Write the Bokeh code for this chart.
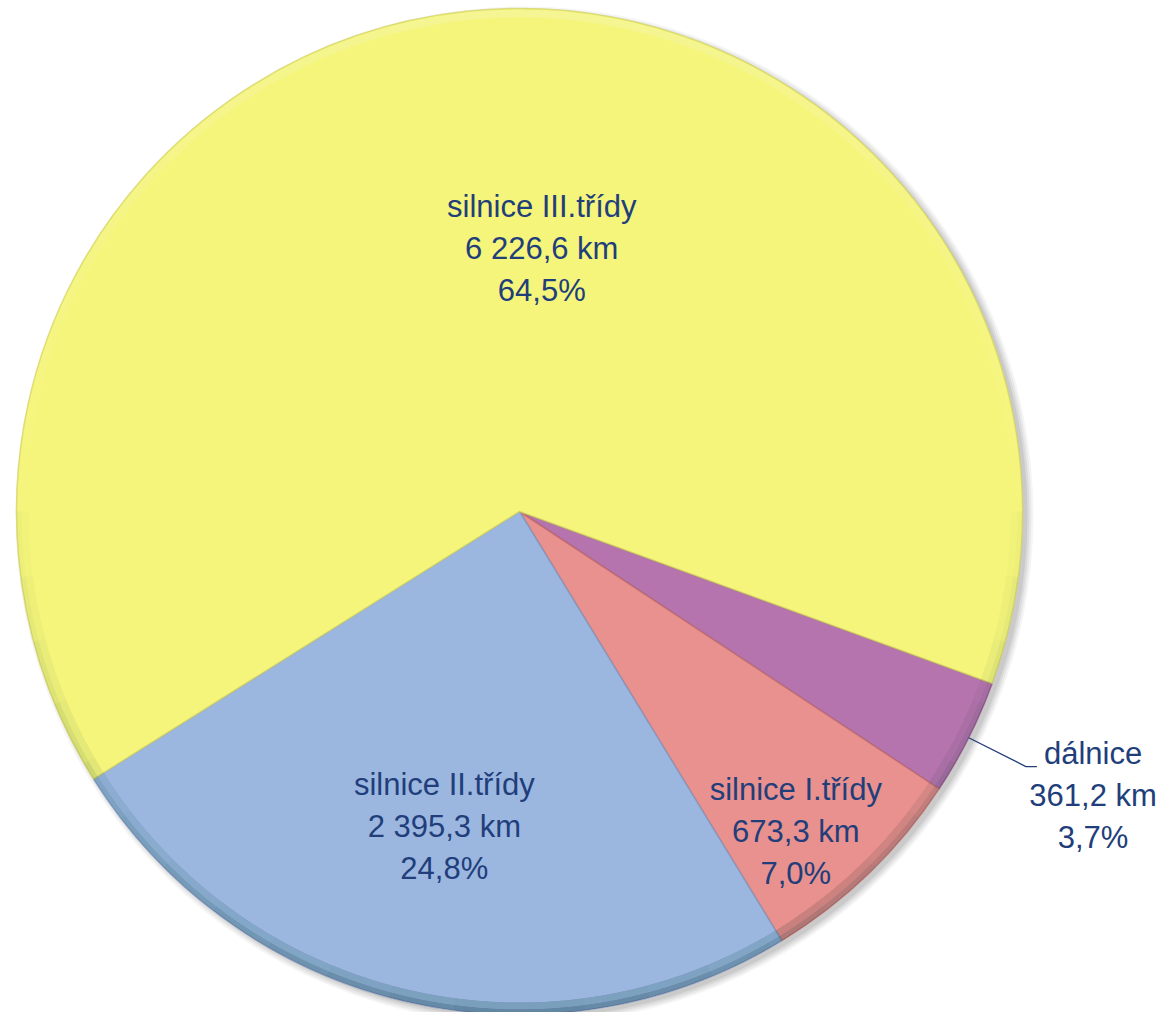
import numpy as np
from bokeh.plotting import figure
from bokeh.models import Range1d, ColumnDataSource
from bokeh.core.properties import value
from bokeh.embed import file_html
from bokeh.resources import INLINE

# ---- data ----
categories = ["dálnice", "silnice I.třídy", "silnice II.třídy", "silnice III.třídy"]
lengths_km = [361.2, 673.3, 2395.3, 6226.6]
length_labels = ["361,2 km", "673,3 km", "2 395,3 km", "6 226,6 km"]
percent_labels = ["3,7%", "7,0%", "24,8%", "64,5%"]

# ---- style / layout ----
colors = ["#B674AE", "#E8918E", "#9BB7E0", "#F5F57B"]
edge_colors = ["#8E4F86", "#C06A67", "#7A96C0", "#D2D260"]
text_color = "#213E7B"
FONT = "Liberation Sans"
FS = 31
LINE_PITCH = 42
W, H = 1160, 1012
CX, CY, R = 519, -511, 503          # pie centre / radius in plot pixels
START_DEG = -20.0                    # first slice starts here, goes clockwise
label_r = [640, 423, 324, 264]       # label distance from centre
label_nudge_deg = [0.4, -3.2, -0.2, -10.9]

p = figure(width=W, height=H, x_range=Range1d(0, W), y_range=Range1d(-H, 0),
           output_backend="svg", toolbar_location=None, min_border=0)
p.axis.visible = False
p.grid.visible = False
p.outline_line_color = None
p.background_fill_color = "white"
p.border_fill_color = "white"

vals = np.array(lengths_km)
frac = vals / vals.sum()
cum = np.concatenate([[0], np.cumsum(frac)])
start = np.deg2rad(START_DEG)
a_from = start - 2 * np.pi * cum[:-1]
a_to = start - 2 * np.pi * cum[1:]
mid = (a_from + a_to) / 2

# soft drop shadow (towards lower right)
for k, a in enumerate([0.04, 0.05, 0.06, 0.07]):
    p.circle(x=[CX + 5], y=[CY - 4], radius=R + 6 - 2 * k, fill_color="#000000",
             fill_alpha=a, line_color=None)

src = ColumnDataSource(dict(start=a_to, end=a_from, color=colors, edge=edge_colors))
p.wedge(x=CX, y=CY, radius=R, start_angle="start", end_angle="end",
        direction="anticlock", fill_color="color", line_color="edge",
        line_width=1.5, line_alpha=0.7, source=src)

# rim shading: layered arcs, darker towards the bottom, lighter at the top
N = 12
for j in range(N):
    th = (j / N) * (np.pi / 2)
    p.annular_wedge(x=CX, y=CY, inner_radius=R - 12, outer_radius=R,
                    start_angle=np.pi + th, end_angle=2 * np.pi - th,
                    fill_color="#1a2030", fill_alpha=0.014, line_color=None)
    p.annular_wedge(x=CX, y=CY, inner_radius=R - 5, outer_radius=R,
                    start_angle=np.pi + th, end_angle=2 * np.pi - th,
                    fill_color="#1a2030", fill_alpha=0.014, line_color=None)
    p.annular_wedge(x=CX, y=CY, inner_radius=R - 9, outer_radius=R - 1,
                    start_angle=th, end_angle=np.pi - th,
                    fill_color="#ffffff", fill_alpha=0.02, line_color=None)

# labels (three lines each)
lab_ang = mid + np.deg2rad(label_nudge_deg)
lx = CX + np.array(label_r) * np.cos(lab_ang)
ly = CY + np.array(label_r) * np.sin(lab_ang)
for lines, off in [(categories, LINE_PITCH), (length_labels, 0), (percent_labels, -LINE_PITCH)]:
    p.text(x=lx, y=ly + off, text=lines, text_align="center", text_baseline="middle",
           text_font=value(FONT), text_font_size=f"{FS}px", text_color=text_color)

# leader line for the small outside label
m0 = mid[0]
x1, y1 = CX + R * np.cos(m0), CY + R * np.sin(m0)
x2, y2 = CX + (R + 64) * np.cos(m0), CY + (R + 64) * np.sin(m0)
p.line(x=[x1, x2, x2 + 11], y=[y1, y2, y2], line_color=text_color, line_width=1.3)

open("out.html", "w").write(file_html(p, INLINE))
★ ★ ★ ★ ★ ★ ★
• _Your instructions_
Your task is to reproduce exactly the lines from the start of the data above through the line containing "label_nudge_deg = [0.4, -3.2, -0.2, -10.9]", leaving every picture out.

• _Task solution_
Write the Bokeh code for this chart.
import numpy as np
from bokeh.plotting import figure
from bokeh.models import Range1d, ColumnDataSource
from bokeh.core.properties import value
from bokeh.embed import file_html
from bokeh.resources import INLINE

# ---- data ----
categories = ["dálnice", "silnice I.třídy", "silnice II.třídy", "silnice III.třídy"]
lengths_km = [361.2, 673.3, 2395.3, 6226.6]
length_labels = ["361,2 km", "673,3 km", "2 395,3 km", "6 226,6 km"]
percent_labels = ["3,7%", "7,0%", "24,8%", "64,5%"]

# ---- style / layout ----
colors = ["#B674AE", "#E8918E", "#9BB7E0", "#F5F57B"]
edge_colors = ["#8E4F86", "#C06A67", "#7A96C0", "#D2D260"]
text_color = "#213E7B"
FONT = "Liberation Sans"
FS = 31
LINE_PITCH = 42
W, H = 1160, 1012
CX, CY, R = 519, -511, 503          # pie centre / radius in plot pixels
START_DEG = -20.0                    # first slice starts here, goes clockwise
label_r = [640, 423, 324, 264]       # label distance from centre
label_nudge_deg = [0.4, -3.2, -0.2, -10.9]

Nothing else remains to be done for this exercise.